Web lists-archives.com

Re: [PATCH 4/5] gc: don't run "reflog expire" when keeping reflogs




On Thu, Mar 14, 2019 at 01:51:35PM +0900, Junio C Hamano wrote:

> Jeff King <peff@xxxxxxxx> writes:
> 
> > Seeing "--stale-fix" again reminded me: that may be the "oops, we can
> > spend tons of CPU walking history" bit that I mentioned in the other
> > part of the thread. But I don't think git-gc would ever run with that
> > option.
> 
> The option was a purely transitional measure to recover from a bad
> reflog state that could have been left by earlier versions of
> "prune" and "repack" that did not pay attention to the reflog.
> Perhaps we should plan to deprecate and remove it by now?

True, though I have definitely used it over the years to clear out
broken reflog entries from corrupted repositories. In most cases we
should be able to do that much more simply these days, though. Since we
try to keep whole segments of history reachable from an otherwise
unreachable object, you should in general be able to just prune entries
for which we are missing the actual object mentioned in the log.

Of course when you are talking about corruption, all rules go out the
window. So it's possible you'd still need --stale-fix to cover really
broken cases.

I think these days I'd more often just delete the whole reflog in such a
case (once upon a time GitHub tried to use never-expiring reflogs as a
sort of audit trail, but it had all sorts of complications; these days
we log to a separate file).

So I wouldn't be terribly sad to see --stale-fix go away.
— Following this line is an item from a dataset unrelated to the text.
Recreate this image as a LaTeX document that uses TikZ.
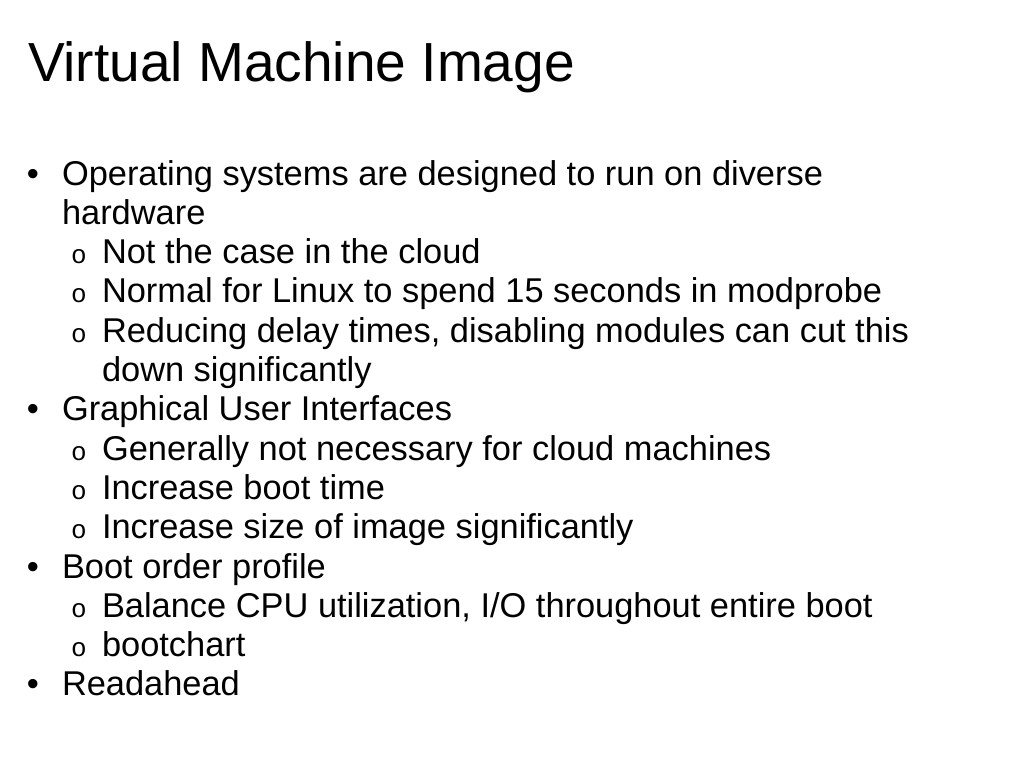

All that said, I do think --expire-unreachable still has to traverse to
find out what's reachable. And I think it does it under lock. If I
instrument the tempfile code like the patch below and run:

  GIT_TRACE_TEMPFILE=1 git reflog expire --expire-unreachable=now HEAD

on a copy of my git.git repo, I get:

  15:22:12.163725 tempfile.c:127          activating tempfile '/home/peff/compile/foo/.git/HEAD.lock'
  15:22:12.163769 tempfile.c:127          activating tempfile '/home/peff/compile/foo/.git/logs/HEAD.lock'
  15:22:13.053404 tempfile.c:312          renaming tempfile '/home/peff/compile/foo/.git/logs/HEAD.lock' to '/home/peff/compile/foo/.git/logs/HEAD'
  15:22:13.053416 tempfile.c:327          deleting tempfile '/home/peff/compile/foo/.git/HEAD.lock'

We hold HEAD.lock for almost an entire second.

(Actually, it just occurred to me that "strace -tt git ... 2>&1 | grep
HEAD.lock" would produce basically the same results, no patch needed).

-Peff

---
diff --git a/tempfile.c b/tempfile.c
index d43ad8c191..f7e999d3ca 100644
--- a/tempfile.c
+++ b/tempfile.c
@@ -53,6 +53,9 @@
 #include "cache.h"
 #include "tempfile.h"
 #include "sigchain.h"
+#include "trace.h"
+
+static struct trace_key trace_tempfile = TRACE_KEY_INIT(TEMPFILE);
 
 static VOLATILE_LIST_HEAD(tempfile_list);
 
@@ -119,6 +122,9 @@ static void activate_tempfile(struct tempfile *tempfile)
 	volatile_list_add(&tempfile->list, &tempfile_list);
 	tempfile->owner = getpid();
 	tempfile->active = 1;
+
+	trace_printf_key(&trace_tempfile, "activating tempfile '%s'",
+			 tempfile->filename.buf);
 }
 
 static void deactivate_tempfile(struct tempfile *tempfile)
@@ -302,6 +308,9 @@ int rename_tempfile(struct tempfile **tempfile_p, const char *path)
 		return -1;
 	}
 
+	trace_printf_key(&trace_tempfile, "renaming tempfile '%s' to '%s'",
+			 tempfile->filename.buf, path);
+
 	deactivate_tempfile(tempfile);
 	*tempfile_p = NULL;
 	return 0;
@@ -314,6 +323,9 @@ void delete_tempfile(struct tempfile **tempfile_p)
 	if (!is_tempfile_active(tempfile))
 		return;
 
+	trace_printf_key(&trace_tempfile, "deleting tempfile '%s'",
+			 tempfile->filename.buf);
+
 	close_tempfile_gently(tempfile);
 	unlink_or_warn(tempfile->filename.buf);
 	deactivate_tempfile(tempfile);